Entries with chart source code:
## begin

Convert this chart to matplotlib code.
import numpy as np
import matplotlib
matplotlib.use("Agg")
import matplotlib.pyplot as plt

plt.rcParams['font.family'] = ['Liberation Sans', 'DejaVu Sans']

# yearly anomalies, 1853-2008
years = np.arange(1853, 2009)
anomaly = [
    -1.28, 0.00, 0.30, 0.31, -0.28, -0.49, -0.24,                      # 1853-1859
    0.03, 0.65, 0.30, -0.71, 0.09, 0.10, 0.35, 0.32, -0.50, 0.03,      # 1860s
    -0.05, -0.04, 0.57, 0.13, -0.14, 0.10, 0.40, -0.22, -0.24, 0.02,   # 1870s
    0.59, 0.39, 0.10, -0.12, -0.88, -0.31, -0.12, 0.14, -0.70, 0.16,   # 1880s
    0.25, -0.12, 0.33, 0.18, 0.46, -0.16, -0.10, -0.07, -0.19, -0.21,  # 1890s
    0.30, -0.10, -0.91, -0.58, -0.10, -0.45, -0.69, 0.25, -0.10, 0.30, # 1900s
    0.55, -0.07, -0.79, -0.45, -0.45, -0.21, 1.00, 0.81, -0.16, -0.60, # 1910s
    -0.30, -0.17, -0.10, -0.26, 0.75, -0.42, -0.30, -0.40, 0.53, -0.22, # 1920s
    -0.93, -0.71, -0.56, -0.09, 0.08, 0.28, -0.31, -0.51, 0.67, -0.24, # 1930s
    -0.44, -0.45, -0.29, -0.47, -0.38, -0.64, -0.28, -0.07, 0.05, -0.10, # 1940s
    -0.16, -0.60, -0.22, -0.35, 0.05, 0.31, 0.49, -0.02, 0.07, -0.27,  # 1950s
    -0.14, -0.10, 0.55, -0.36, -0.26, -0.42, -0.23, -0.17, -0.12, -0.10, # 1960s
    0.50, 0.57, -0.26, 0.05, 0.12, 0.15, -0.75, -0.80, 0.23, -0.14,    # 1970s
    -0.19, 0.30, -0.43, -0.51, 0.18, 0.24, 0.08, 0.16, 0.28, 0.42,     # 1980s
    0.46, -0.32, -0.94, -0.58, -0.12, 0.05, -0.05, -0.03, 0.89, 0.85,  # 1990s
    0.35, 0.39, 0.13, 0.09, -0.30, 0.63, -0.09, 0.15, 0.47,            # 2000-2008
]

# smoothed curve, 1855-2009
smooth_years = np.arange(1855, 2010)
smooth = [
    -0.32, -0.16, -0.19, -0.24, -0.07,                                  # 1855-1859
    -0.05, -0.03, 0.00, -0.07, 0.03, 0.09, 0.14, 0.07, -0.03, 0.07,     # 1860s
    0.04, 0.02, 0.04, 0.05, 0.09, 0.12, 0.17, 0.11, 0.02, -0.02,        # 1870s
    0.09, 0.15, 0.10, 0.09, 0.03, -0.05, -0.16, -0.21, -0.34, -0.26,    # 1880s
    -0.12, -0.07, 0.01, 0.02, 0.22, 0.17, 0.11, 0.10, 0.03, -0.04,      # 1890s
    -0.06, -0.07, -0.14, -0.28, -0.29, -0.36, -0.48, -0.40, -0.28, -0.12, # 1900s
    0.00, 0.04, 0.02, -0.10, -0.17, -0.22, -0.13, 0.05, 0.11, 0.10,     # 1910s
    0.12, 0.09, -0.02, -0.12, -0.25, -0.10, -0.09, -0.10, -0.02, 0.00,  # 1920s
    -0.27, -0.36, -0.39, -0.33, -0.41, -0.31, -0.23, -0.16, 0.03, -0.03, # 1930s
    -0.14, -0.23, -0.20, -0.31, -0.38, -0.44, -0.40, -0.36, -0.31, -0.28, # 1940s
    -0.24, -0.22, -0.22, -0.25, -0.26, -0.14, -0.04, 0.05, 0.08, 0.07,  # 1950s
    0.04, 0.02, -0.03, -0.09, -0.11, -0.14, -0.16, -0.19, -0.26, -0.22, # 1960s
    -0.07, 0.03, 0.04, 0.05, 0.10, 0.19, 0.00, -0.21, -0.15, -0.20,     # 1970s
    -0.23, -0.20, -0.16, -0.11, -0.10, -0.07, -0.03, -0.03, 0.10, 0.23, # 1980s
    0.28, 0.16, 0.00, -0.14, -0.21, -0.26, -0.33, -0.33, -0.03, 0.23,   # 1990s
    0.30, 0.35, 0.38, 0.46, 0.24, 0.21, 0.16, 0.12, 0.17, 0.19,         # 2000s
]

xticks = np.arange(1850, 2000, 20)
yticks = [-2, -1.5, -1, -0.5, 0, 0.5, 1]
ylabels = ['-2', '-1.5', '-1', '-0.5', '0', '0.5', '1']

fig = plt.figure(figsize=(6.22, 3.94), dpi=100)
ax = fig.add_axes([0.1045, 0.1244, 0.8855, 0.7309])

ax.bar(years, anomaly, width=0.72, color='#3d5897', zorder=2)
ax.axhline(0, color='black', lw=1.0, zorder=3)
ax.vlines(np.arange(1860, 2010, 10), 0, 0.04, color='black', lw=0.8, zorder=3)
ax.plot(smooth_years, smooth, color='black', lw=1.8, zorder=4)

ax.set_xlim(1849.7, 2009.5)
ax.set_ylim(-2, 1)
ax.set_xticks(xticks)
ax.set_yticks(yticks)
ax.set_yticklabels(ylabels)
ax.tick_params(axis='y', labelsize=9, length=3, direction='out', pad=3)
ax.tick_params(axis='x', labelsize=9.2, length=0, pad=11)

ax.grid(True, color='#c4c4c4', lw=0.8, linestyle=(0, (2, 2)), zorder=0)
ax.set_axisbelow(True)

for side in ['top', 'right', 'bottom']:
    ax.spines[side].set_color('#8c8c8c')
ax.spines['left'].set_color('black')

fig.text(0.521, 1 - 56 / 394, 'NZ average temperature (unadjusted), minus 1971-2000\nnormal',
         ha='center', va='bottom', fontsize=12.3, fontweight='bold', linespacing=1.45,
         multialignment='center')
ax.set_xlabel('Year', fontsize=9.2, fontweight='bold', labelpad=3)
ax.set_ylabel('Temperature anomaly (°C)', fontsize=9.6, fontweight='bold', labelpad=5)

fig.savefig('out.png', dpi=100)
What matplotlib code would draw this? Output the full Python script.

## end

=== Exercise instructions ===
Above are the records; please copy exactly their first line and each line after it through the line containing "plt.rcParams['font.family'] = ['Liberation", and no line after that.

=== Answer for the task ===
Convert this chart to matplotlib code.
import numpy as np
import matplotlib
matplotlib.use("Agg")
import matplotlib.pyplot as plt

plt.rcParams['font.family'] = ['Liberation Sans', 'DejaVu Sans']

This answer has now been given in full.